An example in the document assumes selling 21,645,022 shares at $2.31 per share for about $50.0 million in gross proceeds. On that basis, pro forma net tangible book value would rise from $1.60 to $1.79 per share, creating immediate dilution of roughly $0.52 per share for new investors.
What will Fossil Group (FOSL) do with the net proceeds from this ATM program?
Fossil currently intends to use any net proceeds primarily for working capital and general corporate purposes.
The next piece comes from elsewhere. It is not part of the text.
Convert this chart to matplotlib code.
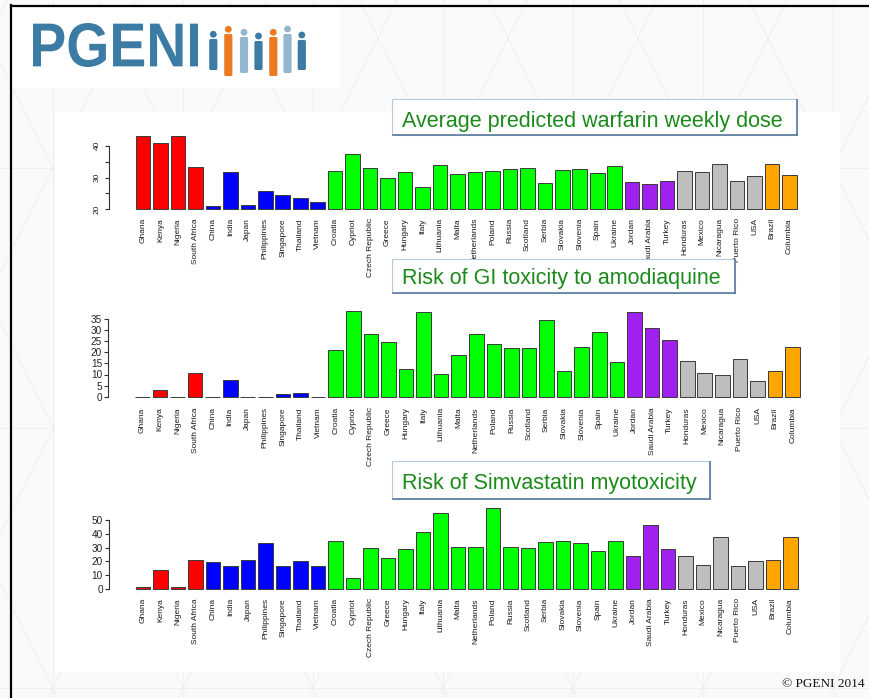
import numpy as np
import matplotlib
matplotlib.use('Agg')
import matplotlib.pyplot as plt
from matplotlib.patches import Rectangle, Circle, FancyBboxPatch, PathPatch
from matplotlib.textpath import TextPath
from matplotlib.font_manager import FontProperties
from matplotlib.path import Path

plt.rcParams['font.family'] = ['Liberation Sans', 'DejaVu Sans']

# countries in plotting order, grouped by region
countries = ['Ghana', 'Kenya', 'Nigeria', 'South Africa',
             'China', 'India', 'Japan', 'Philippines', 'Singapore', 'Thailand', 'Vietnam',
             'Croatia', 'Cypriot', 'Czech Republic', 'Greece', 'Hungary', 'Italy', 'Lithuania',
             'Malta', 'Netherlands', 'Poland', 'Russia', 'Scotland', 'Serbia', 'Slovakia',
             'Slovenia', 'Spain', 'Ukraine',
             'Jordan', 'Saudi Arabia', 'Turkey',
             'Honduras', 'Mexico', 'Nicaragua', 'Puerto Rico', 'USA',
             'Brazil', 'Columbia']
regions = ['africa'] * 4 + ['asia'] * 7 + ['europe'] * 17 + ['mideast'] * 3 + \
          ['america'] * 5 + ['south'] * 2
region_colors = {'africa': '#FF0000', 'asia': '#0000FF', 'europe': '#00FF00',
                 'mideast': '#A020F0', 'america': '#BEBEBE', 'south': '#FFA500'}

warfarin = [43.1, 41.0, 43.0, 33.2,
            21.0, 31.7, 21.4, 25.8, 24.5, 23.6, 22.2,
            31.9, 37.3, 32.9, 29.7, 31.6, 27.1, 33.9, 31.2, 31.6, 31.9, 32.6, 32.9,
            28.4, 32.3, 32.8, 31.5, 33.6,
            28.6, 28.0, 28.8,
            31.9, 31.6, 34.1, 28.8, 30.4,
            34.2, 30.9]
amodiaquine = [0, 3.0, 0, 10.7,
               0, 7.5, 0, 0, 1.0, 1.8, 0,
               21.0, 38.7, 28.1, 24.6, 12.3, 38.1, 10.1, 18.8, 28.4, 23.7, 21.9, 21.9,
               34.4, 11.7, 22.4, 29.3, 15.5,
               38.3, 30.8, 25.5,
               16.2, 10.7, 9.6, 16.8, 7.1,
               11.6, 22.2]
simvastatin = [1.0, 13.4, 1.5, 20.7,
               19.3, 16.8, 20.7, 33.4, 16.6, 20.0, 16.4,
               34.9, 7.6, 29.5, 22.2, 29.2, 41.2, 55.1, 30.3, 30.3, 59.2, 30.7, 29.7,
               34.1, 34.6, 33.4, 27.8, 34.6,
               23.9, 46.3, 29.0,
               23.9, 17.5, 37.8, 16.8, 20.0,
               21.0, 38.0]

titles = ['Average predicted warfarin weekly dose',
          'Risk of GI toxicity to amodiaquine',
          'Risk of Simvastatin myotoxicity']

W, H = 869, 698
fig = plt.figure(figsize=(W / 100, H / 100), dpi=100)
fig.patch.set_facecolor('#fafafa')

# slide background, drawn in pixel coordinates
bg = fig.add_axes([0, 0, 1, 1], zorder=-5)
bg.set_xlim(0, W)
bg.set_ylim(H, 0)
bg.axis('off')

line_col = '#ebebeb'
for k in range(-8, 10):
    x0 = 53 + 130 * k
    bg.plot([x0, x0], [0, H], color=line_col, lw=0.5)
    for dx in (H / 2, -H / 2):
        for dy in (H, -H):
            bg.plot([x0, x0 + dx], [168, 168 + dy], color=line_col, lw=0.5)
for yy in [168, 428, 688]:
    bg.plot([0, W], [yy, yy], color=line_col, lw=0.5)

# white area holding the charts, and the logo strip
bg.add_patch(Rectangle((55, 112), 785, 560, facecolor='white', edgecolor='none', zorder=3))
bg.add_patch(Rectangle((12, 7), 328, 81, facecolor='white', edgecolor='none', zorder=3))

# slide border
bg.plot([11, 11], [5, H], color='black', lw=1.6, zorder=4)
bg.plot([11, W], [5.5, 5.5], color='black', lw=1.6, zorder=4)

# PGENI logo text, stretched into a condensed shape
fp = FontProperties(family='Liberation Sans', weight='bold')
tp = TextPath((0, 0), 'PGENI', size=1, prop=fp)
bb = tp.get_extents()
verts = tp.vertices.copy()
verts[:, 0] = 33 + (verts[:, 0] - bb.x0) / bb.width * 165
verts[:, 1] = 67 - (verts[:, 1] - bb.y0) / bb.height * 44
bg.add_patch(PathPatch(Path(verts, tp.codes), facecolor='#3b7ba4', edgecolor='none', zorder=5))

# little people next to the logo
dark, orange, light = '#3b7ba4', '#ec7a23', '#93b6d0'
people = [(213.3, 34.3, 39, 70, dark), (228.3, 29.3, 34, 76, orange),
          (244.0, 32.3, 37, 73, light), (258.5, 36.0, 41, 70, dark),
          (273.3, 32.3, 37, 76, orange), (287.5, 29.0, 34, 73, light),
          (301.8, 35.0, 40, 70, dark)]
for cx, hy, top, bot, c in people:
    bg.add_patch(Circle((cx, hy), 3.4, facecolor=c, edgecolor='none', zorder=5))
    bg.add_patch(FancyBboxPatch((cx - 2.6, top + 1.5), 5.2, bot - top - 3,
                                boxstyle='round,pad=1.5', facecolor=c,
                                edgecolor='none', zorder=5))

x = 0.7 + 1.2 * np.arange(len(countries))
bar_cols = [region_colors[r] for r in regions]
label_font = ['Liberation Sans Narrow', 'Liberation Sans', 'DejaVu Sans']


def add_panel(values, bar_px, cal, ylim, base, yticks, ylabels, rot, label_pad, fs):
    left_px, right_px = bar_px
    pitch = (right_px - left_px) / 45.4
    ax_l = left_px - 1.816 * pitch
    ax_r = right_px + 1.816 * pitch
    (v0, p0), (v1, p1) = cal
    scale = (p0 - p1) / (v1 - v0)
    bot_px = p0 + (v0 - ylim[0]) * scale
    top_px = p0 - (ylim[1] - v0) * scale
    ax = fig.add_axes([ax_l / W, 1 - bot_px / H, (ax_r - ax_l) / W, (bot_px - top_px) / H])
    ax.set_facecolor('none')
    ax.set_xlim(-1.616, 47.416)
    ax.set_ylim(*ylim)
    heights = np.array(values) - base
    ax.bar(x, heights, bottom=base, width=1.0, color=bar_cols,
           edgecolor='#3a3a3a', linewidth=0.7)
    for s in ['top', 'right', 'bottom']:
        ax.spines[s].set_visible(False)
    ax.spines['left'].set_bounds(yticks[0], yticks[-1])
    ax.spines['left'].set_color('#333333')
    ax.spines['left'].set_linewidth(0.8)
    ax.set_yticks(yticks, ylabels)
    ax.tick_params(axis='y', length=3, width=0.8, color='#333333',
                   labelsize=fs, labelcolor='#222222', pad=1.5 if rot == 0 else 3)
    if rot:
        for t in ax.get_yticklabels():
            t.set_rotation(90)
            t.set_va('center')
    ax.set_xticks(x, countries, rotation=90, fontsize=6.0, color='#1a1a1a',
                  family=label_font)
    ax.tick_params(axis='x', length=0, pad=label_pad)
    return ax


add_panel(warfarin, (135.7, 796.7), ((20, 209.3), (40, 145.7)), (19, 45), 20,
          [20, 25, 30, 35, 40], ['20', '', '30', '', '40'], 90, 4.0, 6)
add_panel(amodiaquine, (135.0, 800.0), ((0, 396.7), (35, 319.0)), (-1.5, 40), 0,
          list(range(0, 40, 5)), [str(v) for v in range(0, 40, 5)], 0, 5.2, 7.2)
add_panel(simvastatin, (135.7, 797.7), ((0, 588.7), (50, 520.3)), (-2.4, 62), 0,
          list(range(0, 60, 10)), [str(v) for v in range(0, 60, 10)], 0, 4.5, 7.2)

# title boxes sit on top of everything
ov = fig.add_axes([0, 0, 1, 1], zorder=5)
ov.set_facecolor('none')
ov.set_xlim(0, W)
ov.set_ylim(H, 0)
ov.axis('off')

boxes = [(391.7, 99.3, 797.0, 135.0, 126.5),
         (391.7, 259.3, 735.0, 293.3, 284.3),
         (391.7, 460.7, 710.0, 499.3, 489.3)]
for title, (x0, y0, x1, y1, base_y) in zip(titles, boxes):
    ov.add_patch(Rectangle((x0, y0), x1 - x0, y1 - y0, facecolor='white',
                           edgecolor='#b4cae2', lw=0.8))
    ov.plot([x1, x1], [y0 + 1, y1], color='#5b7aa0', lw=1.2)
    ov.plot([x0 + 1, x1], [y1, y1], color='#5b7aa0', lw=1.2)
    ov.text(x0 + 10, base_y, title, color='#1b8a1b', fontsize=15.5,
            ha='left', va='baseline')

ov.text(865, 687, '\u00a9 PGENI 2014', fontsize=9.5, ha='right', va='baseline',
        family=['Liberation Serif', 'DejaVu Serif'], color='#111111')

fig.savefig('out.png', dpi=100)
The company notes it has broad discretion over how proceeds may ultimately be applied.
What is Fossil Group’s current share count and market value referenced in the filing?
As of November 12, 2025, Fossil had 54,640,589 shares of common stock outstanding, with 53,032,641 shares held by non-affiliates. Based on a closing price of $2.31 per share on that date, the aggregate market value of common stock held by non-affiliates was approximately $122.5 million.
What risks does Fossil Group (FOSL) highlight related to this offering?
The company notes that investors may face immediate dilution, that shares sold into the market could pressure the stock price, and that management has broad discretion over use of proceeds. Additional risks include potential further dilution from equity awards and warrants, and general business and market risks described under “Risk Factors.”